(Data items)
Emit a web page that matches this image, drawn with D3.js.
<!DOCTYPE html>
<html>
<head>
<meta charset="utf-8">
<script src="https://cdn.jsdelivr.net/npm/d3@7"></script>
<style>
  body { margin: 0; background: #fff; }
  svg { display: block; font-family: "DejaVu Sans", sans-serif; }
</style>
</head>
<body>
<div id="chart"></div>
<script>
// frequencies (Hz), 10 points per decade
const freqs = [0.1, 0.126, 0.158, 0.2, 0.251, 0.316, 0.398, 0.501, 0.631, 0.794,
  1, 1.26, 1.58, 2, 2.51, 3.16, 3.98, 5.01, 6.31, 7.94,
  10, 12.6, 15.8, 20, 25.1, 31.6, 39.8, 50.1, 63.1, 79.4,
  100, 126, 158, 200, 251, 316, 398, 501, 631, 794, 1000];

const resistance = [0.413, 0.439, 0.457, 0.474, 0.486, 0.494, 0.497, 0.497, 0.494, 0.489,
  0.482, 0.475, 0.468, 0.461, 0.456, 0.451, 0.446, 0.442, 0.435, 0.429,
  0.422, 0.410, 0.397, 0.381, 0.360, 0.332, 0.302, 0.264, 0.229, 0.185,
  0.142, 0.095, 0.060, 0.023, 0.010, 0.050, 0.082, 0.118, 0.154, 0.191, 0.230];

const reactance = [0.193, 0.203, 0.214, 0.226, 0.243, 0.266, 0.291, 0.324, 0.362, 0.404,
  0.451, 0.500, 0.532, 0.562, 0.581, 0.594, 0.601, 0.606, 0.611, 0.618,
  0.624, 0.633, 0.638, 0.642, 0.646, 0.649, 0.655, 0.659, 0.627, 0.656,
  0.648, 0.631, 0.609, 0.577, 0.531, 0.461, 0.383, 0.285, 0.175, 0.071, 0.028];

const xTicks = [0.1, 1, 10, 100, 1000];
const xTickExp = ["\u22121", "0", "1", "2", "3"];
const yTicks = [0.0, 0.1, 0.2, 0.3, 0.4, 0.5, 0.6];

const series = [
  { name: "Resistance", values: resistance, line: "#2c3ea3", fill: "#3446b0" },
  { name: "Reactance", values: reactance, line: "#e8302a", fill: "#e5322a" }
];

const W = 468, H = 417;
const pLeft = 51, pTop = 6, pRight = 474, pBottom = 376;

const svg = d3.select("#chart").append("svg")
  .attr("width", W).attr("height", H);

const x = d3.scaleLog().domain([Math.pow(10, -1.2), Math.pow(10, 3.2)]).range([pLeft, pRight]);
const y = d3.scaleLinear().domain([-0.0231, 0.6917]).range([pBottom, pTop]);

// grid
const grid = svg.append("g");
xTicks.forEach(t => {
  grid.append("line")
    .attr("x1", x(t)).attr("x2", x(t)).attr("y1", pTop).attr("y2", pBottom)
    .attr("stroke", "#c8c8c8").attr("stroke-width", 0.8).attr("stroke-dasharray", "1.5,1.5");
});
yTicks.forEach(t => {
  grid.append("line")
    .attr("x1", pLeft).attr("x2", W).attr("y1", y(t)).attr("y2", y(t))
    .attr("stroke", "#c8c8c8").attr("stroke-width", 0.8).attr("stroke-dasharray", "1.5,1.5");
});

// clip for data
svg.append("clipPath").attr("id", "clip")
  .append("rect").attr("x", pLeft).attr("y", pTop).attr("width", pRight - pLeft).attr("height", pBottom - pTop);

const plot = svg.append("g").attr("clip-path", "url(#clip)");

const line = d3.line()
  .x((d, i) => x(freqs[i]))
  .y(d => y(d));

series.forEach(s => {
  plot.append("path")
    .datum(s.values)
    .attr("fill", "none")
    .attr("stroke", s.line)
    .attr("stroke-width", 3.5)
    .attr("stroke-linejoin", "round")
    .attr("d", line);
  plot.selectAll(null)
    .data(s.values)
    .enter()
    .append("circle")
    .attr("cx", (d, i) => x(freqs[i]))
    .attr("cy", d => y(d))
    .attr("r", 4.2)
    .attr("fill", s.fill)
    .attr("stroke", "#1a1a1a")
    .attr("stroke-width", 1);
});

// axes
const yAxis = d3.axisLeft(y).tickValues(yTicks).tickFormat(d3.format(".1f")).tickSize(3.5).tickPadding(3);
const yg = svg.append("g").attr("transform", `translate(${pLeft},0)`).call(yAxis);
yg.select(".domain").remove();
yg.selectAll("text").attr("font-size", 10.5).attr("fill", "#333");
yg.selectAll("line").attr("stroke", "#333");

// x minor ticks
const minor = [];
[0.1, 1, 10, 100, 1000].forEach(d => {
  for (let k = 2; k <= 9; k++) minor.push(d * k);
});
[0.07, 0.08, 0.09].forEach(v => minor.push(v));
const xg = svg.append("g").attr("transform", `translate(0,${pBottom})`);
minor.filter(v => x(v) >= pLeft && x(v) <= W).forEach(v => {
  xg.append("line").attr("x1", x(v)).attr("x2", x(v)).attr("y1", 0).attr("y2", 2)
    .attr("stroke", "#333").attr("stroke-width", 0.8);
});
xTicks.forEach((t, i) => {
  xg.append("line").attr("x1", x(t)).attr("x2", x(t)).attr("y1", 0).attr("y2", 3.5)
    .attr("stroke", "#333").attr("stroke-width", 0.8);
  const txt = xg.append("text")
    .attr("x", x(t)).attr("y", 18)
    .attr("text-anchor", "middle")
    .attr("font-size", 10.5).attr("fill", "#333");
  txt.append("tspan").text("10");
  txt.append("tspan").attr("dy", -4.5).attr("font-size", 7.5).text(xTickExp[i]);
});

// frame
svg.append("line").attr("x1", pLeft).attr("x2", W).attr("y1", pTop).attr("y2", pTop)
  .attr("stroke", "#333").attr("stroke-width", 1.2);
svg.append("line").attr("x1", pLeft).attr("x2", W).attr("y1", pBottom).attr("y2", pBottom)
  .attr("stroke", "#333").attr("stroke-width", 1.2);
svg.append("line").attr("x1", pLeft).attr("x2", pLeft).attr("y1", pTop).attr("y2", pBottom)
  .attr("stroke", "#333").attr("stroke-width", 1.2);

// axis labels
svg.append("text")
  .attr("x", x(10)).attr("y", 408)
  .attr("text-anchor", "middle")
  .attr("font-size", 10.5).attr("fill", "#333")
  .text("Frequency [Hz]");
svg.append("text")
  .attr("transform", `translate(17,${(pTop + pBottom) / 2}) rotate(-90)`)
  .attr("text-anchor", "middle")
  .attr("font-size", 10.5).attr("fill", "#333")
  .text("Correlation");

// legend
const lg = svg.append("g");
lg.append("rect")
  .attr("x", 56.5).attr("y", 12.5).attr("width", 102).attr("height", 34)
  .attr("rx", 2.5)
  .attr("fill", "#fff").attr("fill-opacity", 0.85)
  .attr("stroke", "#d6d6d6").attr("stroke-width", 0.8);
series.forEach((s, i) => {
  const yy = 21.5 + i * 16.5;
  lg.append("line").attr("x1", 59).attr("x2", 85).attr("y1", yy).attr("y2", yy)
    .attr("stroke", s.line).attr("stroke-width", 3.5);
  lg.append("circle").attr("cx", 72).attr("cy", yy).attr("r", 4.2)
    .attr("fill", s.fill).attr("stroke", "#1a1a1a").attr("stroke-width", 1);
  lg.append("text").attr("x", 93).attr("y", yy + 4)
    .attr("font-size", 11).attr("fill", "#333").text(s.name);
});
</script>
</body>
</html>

...

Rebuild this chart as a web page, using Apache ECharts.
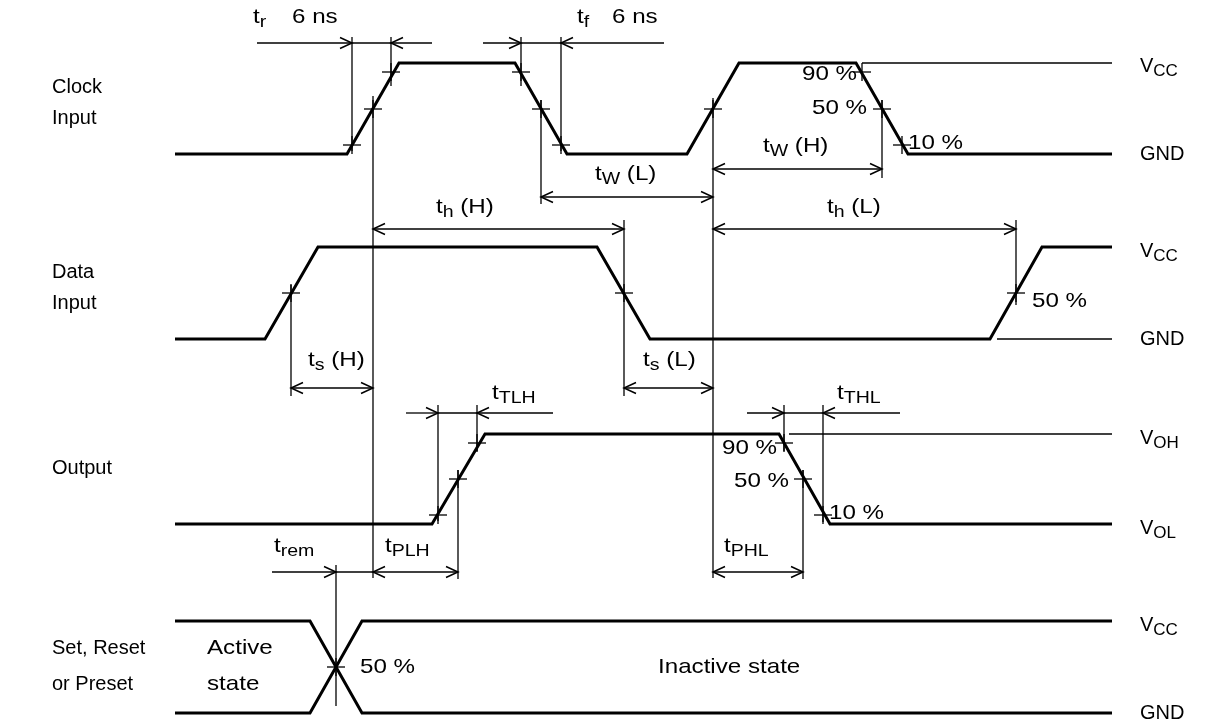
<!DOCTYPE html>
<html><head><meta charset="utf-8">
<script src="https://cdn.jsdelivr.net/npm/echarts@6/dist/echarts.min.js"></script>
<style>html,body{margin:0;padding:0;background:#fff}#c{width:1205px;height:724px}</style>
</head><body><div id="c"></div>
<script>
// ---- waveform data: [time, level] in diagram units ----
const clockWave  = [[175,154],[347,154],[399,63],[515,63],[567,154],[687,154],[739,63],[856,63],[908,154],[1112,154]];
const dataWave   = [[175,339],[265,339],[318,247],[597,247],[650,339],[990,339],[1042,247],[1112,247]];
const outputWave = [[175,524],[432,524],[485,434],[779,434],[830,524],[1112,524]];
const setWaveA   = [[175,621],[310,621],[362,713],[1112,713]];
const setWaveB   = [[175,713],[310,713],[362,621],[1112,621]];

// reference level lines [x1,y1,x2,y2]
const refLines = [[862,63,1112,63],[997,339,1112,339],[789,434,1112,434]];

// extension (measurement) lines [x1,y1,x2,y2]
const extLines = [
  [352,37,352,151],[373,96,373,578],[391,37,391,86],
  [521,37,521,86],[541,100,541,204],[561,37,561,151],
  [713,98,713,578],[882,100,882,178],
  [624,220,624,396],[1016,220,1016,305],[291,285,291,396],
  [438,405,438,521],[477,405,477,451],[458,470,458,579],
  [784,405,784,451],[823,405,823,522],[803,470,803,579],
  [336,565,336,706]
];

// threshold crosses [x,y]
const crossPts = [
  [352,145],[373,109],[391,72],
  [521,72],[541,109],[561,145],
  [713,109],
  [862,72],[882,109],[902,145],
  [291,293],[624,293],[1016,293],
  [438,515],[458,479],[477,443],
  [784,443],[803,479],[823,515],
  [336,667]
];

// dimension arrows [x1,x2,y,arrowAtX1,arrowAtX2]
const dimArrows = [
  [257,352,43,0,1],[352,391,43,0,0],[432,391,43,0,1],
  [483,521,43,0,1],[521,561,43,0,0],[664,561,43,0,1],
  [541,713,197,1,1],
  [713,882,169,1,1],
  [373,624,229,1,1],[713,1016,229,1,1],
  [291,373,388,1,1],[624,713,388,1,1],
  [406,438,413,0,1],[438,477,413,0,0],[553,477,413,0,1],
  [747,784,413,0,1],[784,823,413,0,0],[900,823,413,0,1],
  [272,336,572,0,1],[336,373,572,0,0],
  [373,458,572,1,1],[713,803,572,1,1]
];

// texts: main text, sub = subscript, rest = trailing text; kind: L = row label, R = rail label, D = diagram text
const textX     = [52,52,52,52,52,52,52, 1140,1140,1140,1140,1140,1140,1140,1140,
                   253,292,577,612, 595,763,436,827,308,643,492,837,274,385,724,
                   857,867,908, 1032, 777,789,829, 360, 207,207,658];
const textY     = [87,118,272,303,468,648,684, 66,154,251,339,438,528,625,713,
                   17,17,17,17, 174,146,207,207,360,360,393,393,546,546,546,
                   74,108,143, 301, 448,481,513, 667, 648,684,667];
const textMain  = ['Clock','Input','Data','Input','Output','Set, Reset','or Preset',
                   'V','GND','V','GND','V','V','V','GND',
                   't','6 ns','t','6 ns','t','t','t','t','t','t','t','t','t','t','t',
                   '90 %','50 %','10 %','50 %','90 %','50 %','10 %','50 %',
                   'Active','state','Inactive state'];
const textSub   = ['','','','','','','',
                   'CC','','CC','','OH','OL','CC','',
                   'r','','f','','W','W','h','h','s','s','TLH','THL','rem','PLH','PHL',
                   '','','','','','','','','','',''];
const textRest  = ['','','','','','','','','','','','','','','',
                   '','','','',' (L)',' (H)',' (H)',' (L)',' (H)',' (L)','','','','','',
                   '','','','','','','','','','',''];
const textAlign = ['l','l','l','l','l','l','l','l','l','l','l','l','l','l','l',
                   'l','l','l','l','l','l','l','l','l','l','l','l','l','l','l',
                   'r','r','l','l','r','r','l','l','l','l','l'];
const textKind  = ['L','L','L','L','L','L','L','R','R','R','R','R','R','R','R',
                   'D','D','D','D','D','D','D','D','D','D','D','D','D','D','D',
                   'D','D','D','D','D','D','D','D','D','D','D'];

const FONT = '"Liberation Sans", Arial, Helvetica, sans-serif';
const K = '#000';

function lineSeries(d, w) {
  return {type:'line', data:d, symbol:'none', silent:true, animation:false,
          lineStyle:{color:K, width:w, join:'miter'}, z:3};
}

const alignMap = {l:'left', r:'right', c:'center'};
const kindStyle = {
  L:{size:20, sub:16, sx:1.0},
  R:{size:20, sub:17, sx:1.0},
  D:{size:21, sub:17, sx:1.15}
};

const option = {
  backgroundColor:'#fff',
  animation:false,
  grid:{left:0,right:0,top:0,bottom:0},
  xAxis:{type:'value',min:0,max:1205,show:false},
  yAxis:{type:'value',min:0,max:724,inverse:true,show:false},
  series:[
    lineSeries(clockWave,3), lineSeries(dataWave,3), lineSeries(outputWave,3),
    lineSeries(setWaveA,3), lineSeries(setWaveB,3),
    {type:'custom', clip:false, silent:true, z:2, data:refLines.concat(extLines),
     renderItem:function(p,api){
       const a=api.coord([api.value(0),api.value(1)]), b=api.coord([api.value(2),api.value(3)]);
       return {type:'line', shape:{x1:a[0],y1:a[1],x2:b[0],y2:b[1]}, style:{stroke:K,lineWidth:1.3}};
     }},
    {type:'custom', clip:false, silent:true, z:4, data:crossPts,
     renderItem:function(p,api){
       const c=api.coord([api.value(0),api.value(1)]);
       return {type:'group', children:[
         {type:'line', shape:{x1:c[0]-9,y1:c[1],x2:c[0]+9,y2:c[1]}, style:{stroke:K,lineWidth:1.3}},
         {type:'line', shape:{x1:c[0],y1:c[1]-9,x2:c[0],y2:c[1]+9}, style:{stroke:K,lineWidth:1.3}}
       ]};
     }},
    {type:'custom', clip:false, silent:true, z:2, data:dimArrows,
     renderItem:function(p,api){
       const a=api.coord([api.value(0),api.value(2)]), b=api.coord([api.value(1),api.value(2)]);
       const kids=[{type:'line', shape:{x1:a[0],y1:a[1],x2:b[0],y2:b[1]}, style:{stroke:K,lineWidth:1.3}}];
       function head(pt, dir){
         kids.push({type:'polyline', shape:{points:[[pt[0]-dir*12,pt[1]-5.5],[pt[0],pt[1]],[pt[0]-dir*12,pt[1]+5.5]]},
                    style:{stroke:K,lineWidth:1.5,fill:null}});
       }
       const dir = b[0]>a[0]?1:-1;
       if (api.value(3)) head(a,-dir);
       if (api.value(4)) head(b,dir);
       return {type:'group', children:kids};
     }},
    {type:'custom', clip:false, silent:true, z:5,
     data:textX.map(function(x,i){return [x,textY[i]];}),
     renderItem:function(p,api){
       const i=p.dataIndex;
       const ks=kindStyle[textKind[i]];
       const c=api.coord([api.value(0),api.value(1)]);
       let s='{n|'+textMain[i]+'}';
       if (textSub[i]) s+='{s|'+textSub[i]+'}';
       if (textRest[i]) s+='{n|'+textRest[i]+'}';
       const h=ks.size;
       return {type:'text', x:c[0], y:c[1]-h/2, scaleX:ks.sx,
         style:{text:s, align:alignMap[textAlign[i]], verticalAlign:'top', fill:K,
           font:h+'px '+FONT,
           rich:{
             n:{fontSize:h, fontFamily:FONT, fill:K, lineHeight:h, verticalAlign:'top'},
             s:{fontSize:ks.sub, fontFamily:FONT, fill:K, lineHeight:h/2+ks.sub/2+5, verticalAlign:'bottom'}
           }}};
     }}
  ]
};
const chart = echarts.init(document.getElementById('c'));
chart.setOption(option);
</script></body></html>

TASK DESCRIPTION:
Work through the listing above and report how many lines include the string "page", with no other text.

TASK ANSWER:
2